Nothing grows in this bleak abandon.
And still the world wonders why some
of us choose to cannonball in. If only
it realized— there is safety underwater.
Being exposed, peered into, examined
and seen— makes a person opaque.
The same eyes that claim to know me
know nothing of me. I fool the world
by forcing the curvatures of my body
into an ill-fitting mold. To be known
in this life is far more often than not
a scam. You know nothing of me, only
my prettiest fiction in its Sunday best.
So of course I am choosing submersion.
I can’t stand being reduced to fallacy.
We’re drowning anyway. The only real
difference lies in the preference of where.
It’s nearing the end of the longest March we’ve ever known and nothing feels real and I can’t get off my phone because somehow it’s permanently attached to my palm. I’ve stopped trying to shake it off. All day long I contemplate the idea of regression and how I’ve never in my life felt less human and more like some extinct primate further up on our cursed family tree. But I am human, and if you’re reading this you (most likely) are, too, which is an inescapable and horribly tragic fact of which we’ve been made painfully aware, at least more so, recently. I know this because I can’t stop watching gory video footage and news reports featuring other humans in makeshift ICU wards in various corners of the earth, how this thing we’re all afraid of doesn’t give a damn if you’re an old man in some European city with a juicy life tucked under his belt or a fifth-grade kid with purple braces and freckled cheeks. It doesn’t give a damn if we’re afraid, either. We’re running out of hospital beds and respirators and doctors and time. The whole world is flatlining. But time, what a foolish, fickle construct, how we’re always running from here to there in our fanciest shoes and fakest egos trying to fill our pockets with shiny, worthless things. Time is privilege for the privileged. I know this because I see it, every single day, in the mirror when I stare at my bumbling hypocrisy and my perfect health and my working lungs and the fact that I am in the prime of my life and yet I choose to spend time watching people suffocate in bubble helmets. Their families won’t even be allowed to bury them and yet I have the gross audacity to watch in silence, safely tucked under the covers of a false sense of security, repeating, Well, I’m glad it’s not me.
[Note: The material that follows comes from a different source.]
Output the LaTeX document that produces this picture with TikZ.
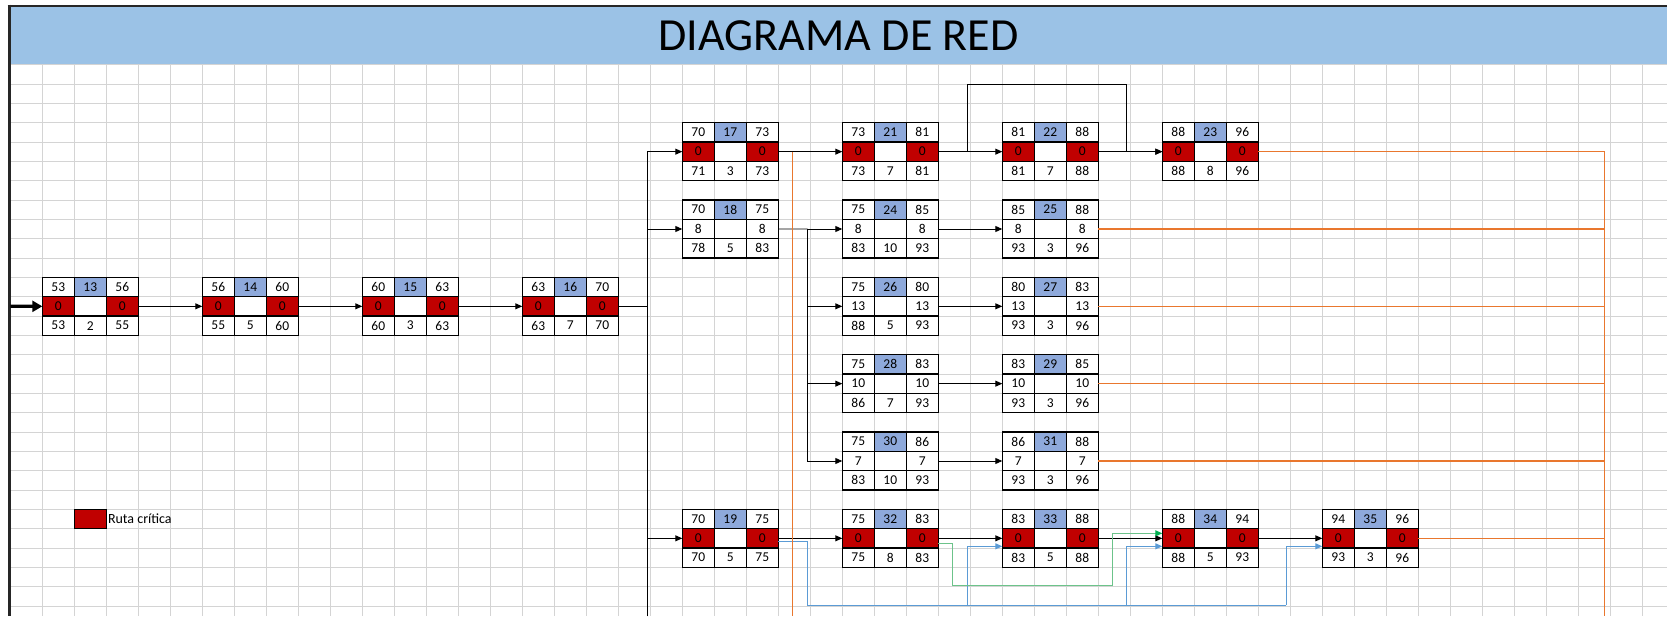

Maybe we’ll bring disco back. Or, at the very least, ironic disco,
because we all know our attempts to resurrect the 70s would
make a mockery out of a cultural revolution. Maybe we’ll go
outside more. Hike the waterfalls we kept procrastinating, kiss
in the woods like suburban teenagers desperate for any variety
of escape, sleep under the stars in too-small tents. We’ll make
public displays of affection in vogue again. We’ll start dancing
with our hair down, really dancing, like it’s 1969 and we are
the counterculture generation, so intertwined we appear to be
one breathing body. Maybe we’ll learn to hug our loved ones
goodbye: before catching that red-eye flight, in the aftermath
of heated arguments, when they leave for work in the morning,
every morning. No excuses, no forgetting, none of it for granted.